**Stated goal**. All of the data should be repeated exactly; pictures are not part of the copy.

-*-

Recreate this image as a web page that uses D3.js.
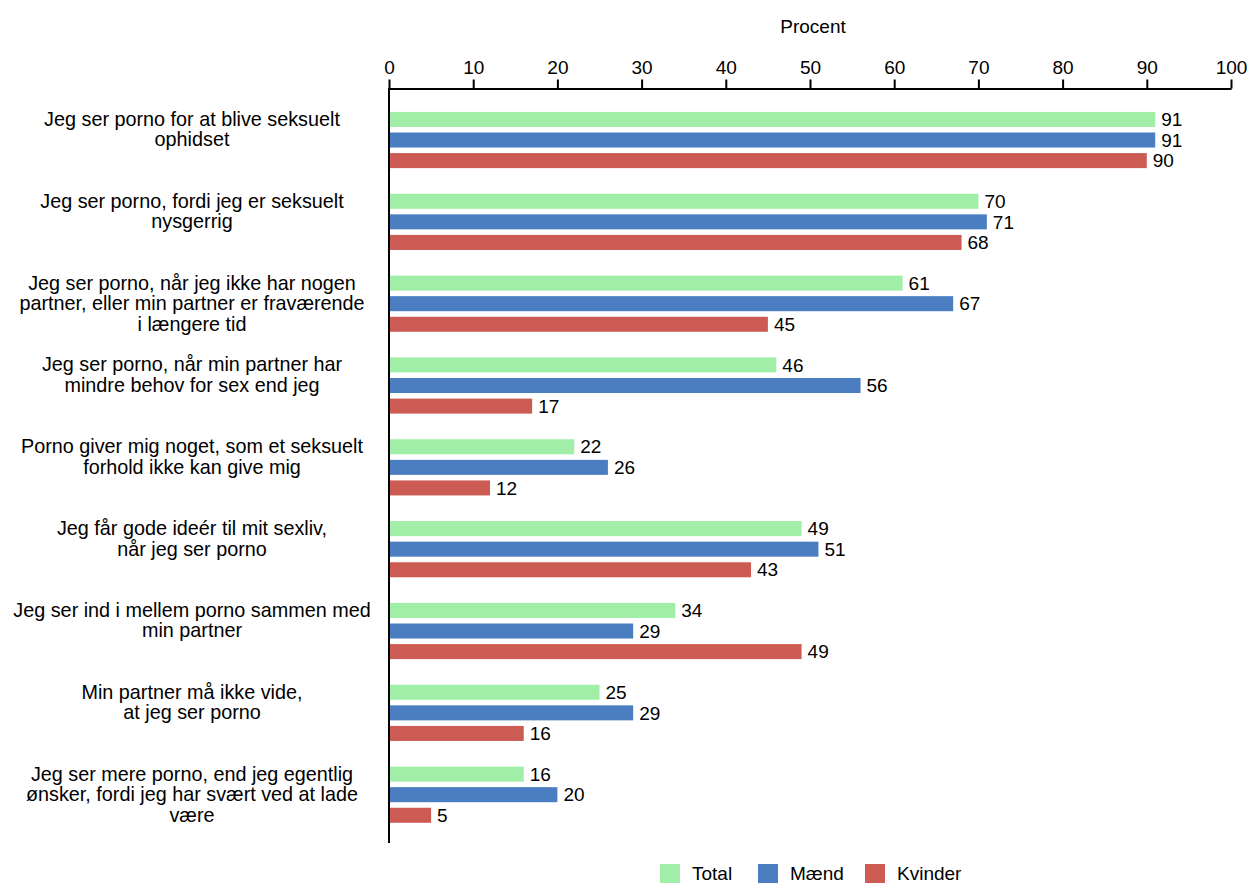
<!DOCTYPE html>
<html><head><meta charset="utf-8">
<script src="https://cdn.jsdelivr.net/npm/d3@7"></script>
<style>body{margin:0;background:#fff}text{font-family:"Liberation Sans",Arial,sans-serif;fill:#000}</style>
</head><body><svg id="c" width="1252" height="884"></svg>
<script>
const categories = [
  ["Jeg ser porno for at blive seksuelt","ophidset"],
  ["Jeg ser porno, fordi jeg er seksuelt","nysgerrig"],
  ["Jeg ser porno, når jeg ikke har nogen","partner, eller min partner er fraværende","i længere tid"],
  ["Jeg ser porno, når min partner har","mindre behov for sex end jeg"],
  ["Porno giver mig noget, som et seksuelt","forhold ikke kan give mig"],
  ["Jeg får gode ideér til mit sexliv,","når jeg ser porno"],
  ["Jeg ser ind i mellem porno sammen med","min partner"],
  ["Min partner må ikke vide,","at jeg ser porno"],
  ["Jeg ser mere porno, end jeg egentlig","ønsker, fordi jeg har svært ved at lade","være"]
];
const seriesNames = ["Total","Mænd","Kvinder"];
const total = [91,70,61,46,22,49,34,25,16];
const maend = [91,71,67,56,26,51,29,29,20];
const kvinder = [90,68,45,17,12,43,49,16,5];
const ticks = [0,10,20,30,40,50,60,70,80,90,100];
const colors = ["#a0eea8","#4b7ec0","#cc5c53"];
const series = [total, maend, kvinder];

const svg = d3.select("#c");
const x = d3.scaleLinear().domain([0,100]).range([389,1231]);
const y = d3.scaleBand().domain(d3.range(categories.length)).range([99,835.5]);
const inner = d3.scaleBand().domain(d3.range(3)).range([-28,28.2]).paddingInner(0.27).paddingOuter(0);

// top axis
const ax = svg.append("g").attr("transform","translate(0,88.5)")
  .call(d3.axisTop(x).tickValues(ticks).tickSize(9).tickPadding(6).tickSizeOuter(0));
ax.select(".domain").attr("stroke","#000").attr("stroke-width",2);
ax.selectAll(".tick line").attr("stroke","#000").attr("stroke-width",2);
ax.selectAll(".tick text").style("font-size","19px").attr("fill","#000");
svg.append("text").attr("x",813).attr("y",26).attr("dy","0.35em").attr("text-anchor","middle").style("font-size","19px").text("Procent");

// bars
categories.forEach((c,i)=>{
  const cy = y(i)+y.bandwidth()/2;
  series.forEach((s,j)=>{
    svg.append("rect").attr("x",x(0)).attr("y",cy+inner(j)).attr("width",x(s[i])-x(0))
      .attr("height",inner.bandwidth()).attr("fill",colors[j]);
    svg.append("text").attr("x",x(s[i])+6).attr("y",cy+inner(j)+inner.bandwidth()/2)
      .attr("dy","0.35em").style("font-size","19px").text(s[i]);
  });
  const t = svg.append("text").attr("text-anchor","middle").style("font-size","19.8px");
  c.forEach((line,k)=>{
    t.append("tspan").attr("x",192).attr("y",cy-21+k*20.6).attr("dy","0.35em").text(line);
  });
});

// y axis line
svg.append("line").attr("x1",x(0)).attr("x2",x(0)).attr("y1",88).attr("y2",843).attr("stroke","#000").attr("stroke-width",2);

// legend
const legX = [660,758,865];
seriesNames.forEach((n,j)=>{
  svg.append("rect").attr("x",legX[j]).attr("y",864).attr("width",20).attr("height",19).attr("fill",colors[j]);
  svg.append("text").attr("x",legX[j]+32).attr("y",873.5).attr("dy","0.35em").style("font-size","19px").text(n);
});
</script></body></html>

-*-

**Finished exercise**.
Recreate this image as a web page that uses D3.js.
<!DOCTYPE html>
<html><head><meta charset="utf-8">
<script src="https://cdn.jsdelivr.net/npm/d3@7"></script>
<style>body{margin:0;background:#fff}text{font-family:"Liberation Sans",Arial,sans-serif;fill:#000}</style>
</head><body><svg id="c" width="1252" height="884"></svg>
<script>
const categories = [
  ["Jeg ser porno for at blive seksuelt","ophidset"],
  ["Jeg ser porno, fordi jeg er seksuelt","nysgerrig"],
  ["Jeg ser porno, når jeg ikke har nogen","partner, eller min partner er fraværende","i længere tid"],
  ["Jeg ser porno, når min partner har","mindre behov for sex end jeg"],
  ["Porno giver mig noget, som et seksuelt","forhold ikke kan give mig"],
  ["Jeg får gode ideér til mit sexliv,","når jeg ser porno"],
  ["Jeg ser ind i mellem porno sammen med","min partner"],
  ["Min partner må ikke vide,","at jeg ser porno"],
  ["Jeg ser mere porno, end jeg egentlig","ønsker, fordi jeg har svært ved at lade","være"]
];
const seriesNames = ["Total","Mænd","Kvinder"];
const total = [91,70,61,46,22,49,34,25,16];
const maend = [91,71,67,56,26,51,29,29,20];
const kvinder = [90,68,45,17,12,43,49,16,5];
const ticks = [0,10,20,30,40,50,60,70,80,90,100];
const colors = ["#a0eea8","#4b7ec0","#cc5c53"];
const series = [total, maend, kvinder];

const svg = d3.select("#c");
const x = d3.scaleLinear().domain([0,100]).range([389,1231]);
const y = d3.scaleBand().domain(d3.range(categories.length)).range([99,835.5]);
const inner = d3.scaleBand().domain(d3.range(3)).range([-28,28.2]).paddingInner(0.27).paddingOuter(0);

// top axis
const ax = svg.append("g").attr("transform","translate(0,88.5)")
  .call(d3.axisTop(x).tickValues(ticks).tickSize(9).tickPadding(6).tickSizeOuter(0));
ax.select(".domain").attr("stroke","#000").attr("stroke-width",2);
ax.selectAll(".tick line").attr("stroke","#000").attr("stroke-width",2);
ax.selectAll(".tick text").style("font-size","19px").attr("fill","#000");
svg.append("text").attr("x",813).attr("y",26).attr("dy","0.35em").attr("text-anchor","middle").style("font-size","19px").text("Procent");

// bars
categories.forEach((c,i)=>{
  const cy = y(i)+y.bandwidth()/2;
  series.forEach((s,j)=>{
    svg.append("rect").attr("x",x(0)).attr("y",cy+inner(j)).attr("width",x(s[i])-x(0))
      .attr("height",inner.bandwidth()).attr("fill",colors[j]);
    svg.append("text").attr("x",x(s[i])+6).attr("y",cy+inner(j)+inner.bandwidth()/2)
      .attr("dy","0.35em").style("font-size","19px").text(s[i]);
  });
  const t = svg.append("text").attr("text-anchor","middle").style("font-size","19.8px");
  c.forEach((line,k)=>{
    t.append("tspan").attr("x",192).attr("y",cy-21+k*20.6).attr("dy","0.35em").text(line);
  });
});

// y axis line
svg.append("line").attr("x1",x(0)).attr("x2",x(0)).attr("y1",88).attr("y2",843).attr("stroke","#000").attr("stroke-width",2);

// legend
const legX = [660,758,865];
seriesNames.forEach((n,j)=>{
  svg.append("rect").attr("x",legX[j]).attr("y",864).attr("width",20).attr("height",19).attr("fill",colors[j]);
  svg.append("text").attr("x",legX[j]+32).attr("y",873.5).attr("dy","0.35em").style("font-size","19px").text(n);
});
</script></body></html>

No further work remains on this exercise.